• _INFORMATION PROVIDED_
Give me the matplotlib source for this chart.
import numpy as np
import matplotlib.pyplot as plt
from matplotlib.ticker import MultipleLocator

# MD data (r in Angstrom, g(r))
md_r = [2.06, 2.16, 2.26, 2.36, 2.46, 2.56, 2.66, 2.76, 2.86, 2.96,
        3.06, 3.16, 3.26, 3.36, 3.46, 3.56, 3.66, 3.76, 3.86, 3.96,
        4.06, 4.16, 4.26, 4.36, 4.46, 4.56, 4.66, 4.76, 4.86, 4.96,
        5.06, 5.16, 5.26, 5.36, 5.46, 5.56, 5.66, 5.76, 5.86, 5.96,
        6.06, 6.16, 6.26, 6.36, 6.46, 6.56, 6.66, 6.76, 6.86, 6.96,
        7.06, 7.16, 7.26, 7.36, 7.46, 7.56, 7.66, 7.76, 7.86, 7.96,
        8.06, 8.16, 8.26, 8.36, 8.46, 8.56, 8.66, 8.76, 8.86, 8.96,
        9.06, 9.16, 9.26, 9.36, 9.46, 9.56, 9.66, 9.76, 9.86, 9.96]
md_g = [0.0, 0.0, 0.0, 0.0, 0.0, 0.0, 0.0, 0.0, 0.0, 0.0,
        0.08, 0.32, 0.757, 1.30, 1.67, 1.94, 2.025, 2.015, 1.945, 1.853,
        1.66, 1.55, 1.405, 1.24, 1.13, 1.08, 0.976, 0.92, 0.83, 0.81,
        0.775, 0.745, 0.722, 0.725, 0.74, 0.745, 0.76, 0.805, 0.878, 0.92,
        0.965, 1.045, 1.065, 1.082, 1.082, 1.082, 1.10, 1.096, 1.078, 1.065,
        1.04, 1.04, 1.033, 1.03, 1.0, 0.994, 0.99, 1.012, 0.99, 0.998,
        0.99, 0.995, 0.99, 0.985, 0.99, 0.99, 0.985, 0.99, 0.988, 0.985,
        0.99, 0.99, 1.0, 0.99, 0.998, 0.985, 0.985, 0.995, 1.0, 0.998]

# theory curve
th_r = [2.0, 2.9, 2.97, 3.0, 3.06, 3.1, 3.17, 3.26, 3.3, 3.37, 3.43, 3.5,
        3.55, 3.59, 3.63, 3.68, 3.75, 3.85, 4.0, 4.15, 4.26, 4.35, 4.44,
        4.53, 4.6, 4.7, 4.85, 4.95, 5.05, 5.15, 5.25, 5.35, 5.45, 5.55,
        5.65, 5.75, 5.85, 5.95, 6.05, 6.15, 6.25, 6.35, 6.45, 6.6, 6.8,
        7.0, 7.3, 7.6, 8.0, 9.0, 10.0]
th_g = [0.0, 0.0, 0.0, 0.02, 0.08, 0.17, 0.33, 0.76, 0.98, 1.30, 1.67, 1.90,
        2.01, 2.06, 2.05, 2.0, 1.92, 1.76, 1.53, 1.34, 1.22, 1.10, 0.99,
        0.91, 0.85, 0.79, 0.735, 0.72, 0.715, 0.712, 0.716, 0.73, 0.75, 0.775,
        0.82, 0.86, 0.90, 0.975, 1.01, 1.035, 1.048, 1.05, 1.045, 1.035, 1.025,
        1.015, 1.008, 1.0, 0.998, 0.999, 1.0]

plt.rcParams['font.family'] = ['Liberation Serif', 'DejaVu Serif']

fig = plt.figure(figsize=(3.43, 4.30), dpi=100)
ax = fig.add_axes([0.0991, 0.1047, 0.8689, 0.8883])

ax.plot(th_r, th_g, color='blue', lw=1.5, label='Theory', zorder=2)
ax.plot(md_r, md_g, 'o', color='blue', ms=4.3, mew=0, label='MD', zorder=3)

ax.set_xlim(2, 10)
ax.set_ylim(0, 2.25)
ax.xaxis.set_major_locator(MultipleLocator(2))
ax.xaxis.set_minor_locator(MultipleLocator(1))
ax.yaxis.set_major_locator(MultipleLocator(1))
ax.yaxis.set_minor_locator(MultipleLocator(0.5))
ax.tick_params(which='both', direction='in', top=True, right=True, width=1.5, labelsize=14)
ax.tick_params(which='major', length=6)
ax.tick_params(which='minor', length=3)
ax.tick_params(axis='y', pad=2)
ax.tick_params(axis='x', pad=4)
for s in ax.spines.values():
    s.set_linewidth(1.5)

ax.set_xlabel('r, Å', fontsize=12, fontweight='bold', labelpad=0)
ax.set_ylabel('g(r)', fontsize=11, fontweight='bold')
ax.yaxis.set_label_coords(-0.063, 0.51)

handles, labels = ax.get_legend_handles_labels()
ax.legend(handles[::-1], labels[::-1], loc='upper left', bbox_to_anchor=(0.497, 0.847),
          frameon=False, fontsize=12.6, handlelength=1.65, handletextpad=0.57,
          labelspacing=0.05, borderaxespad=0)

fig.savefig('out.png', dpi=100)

• _THE PROBLEM_
The required output is the exact run of lines from the beginning of the listing above to the line that contains "0.99, 0.99, 1.0, 0.99, 0.998, 0.985, 0.985, 0.995, 1.0, 0.998]", inclusive of both.

• _WRITTEN ANSWER_
Give me the matplotlib source for this chart.
import numpy as np
import matplotlib.pyplot as plt
from matplotlib.ticker import MultipleLocator

# MD data (r in Angstrom, g(r))
md_r = [2.06, 2.16, 2.26, 2.36, 2.46, 2.56, 2.66, 2.76, 2.86, 2.96,
        3.06, 3.16, 3.26, 3.36, 3.46, 3.56, 3.66, 3.76, 3.86, 3.96,
        4.06, 4.16, 4.26, 4.36, 4.46, 4.56, 4.66, 4.76, 4.86, 4.96,
        5.06, 5.16, 5.26, 5.36, 5.46, 5.56, 5.66, 5.76, 5.86, 5.96,
        6.06, 6.16, 6.26, 6.36, 6.46, 6.56, 6.66, 6.76, 6.86, 6.96,
        7.06, 7.16, 7.26, 7.36, 7.46, 7.56, 7.66, 7.76, 7.86, 7.96,
        8.06, 8.16, 8.26, 8.36, 8.46, 8.56, 8.66, 8.76, 8.86, 8.96,
        9.06, 9.16, 9.26, 9.36, 9.46, 9.56, 9.66, 9.76, 9.86, 9.96]
md_g = [0.0, 0.0, 0.0, 0.0, 0.0, 0.0, 0.0, 0.0, 0.0, 0.0,
        0.08, 0.32, 0.757, 1.30, 1.67, 1.94, 2.025, 2.015, 1.945, 1.853,
        1.66, 1.55, 1.405, 1.24, 1.13, 1.08, 0.976, 0.92, 0.83, 0.81,
        0.775, 0.745, 0.722, 0.725, 0.74, 0.745, 0.76, 0.805, 0.878, 0.92,
        0.965, 1.045, 1.065, 1.082, 1.082, 1.082, 1.10, 1.096, 1.078, 1.065,
        1.04, 1.04, 1.033, 1.03, 1.0, 0.994, 0.99, 1.012, 0.99, 0.998,
        0.99, 0.995, 0.99, 0.985, 0.99, 0.99, 0.985, 0.99, 0.988, 0.985,
        0.99, 0.99, 1.0, 0.99, 0.998, 0.985, 0.985, 0.995, 1.0, 0.998]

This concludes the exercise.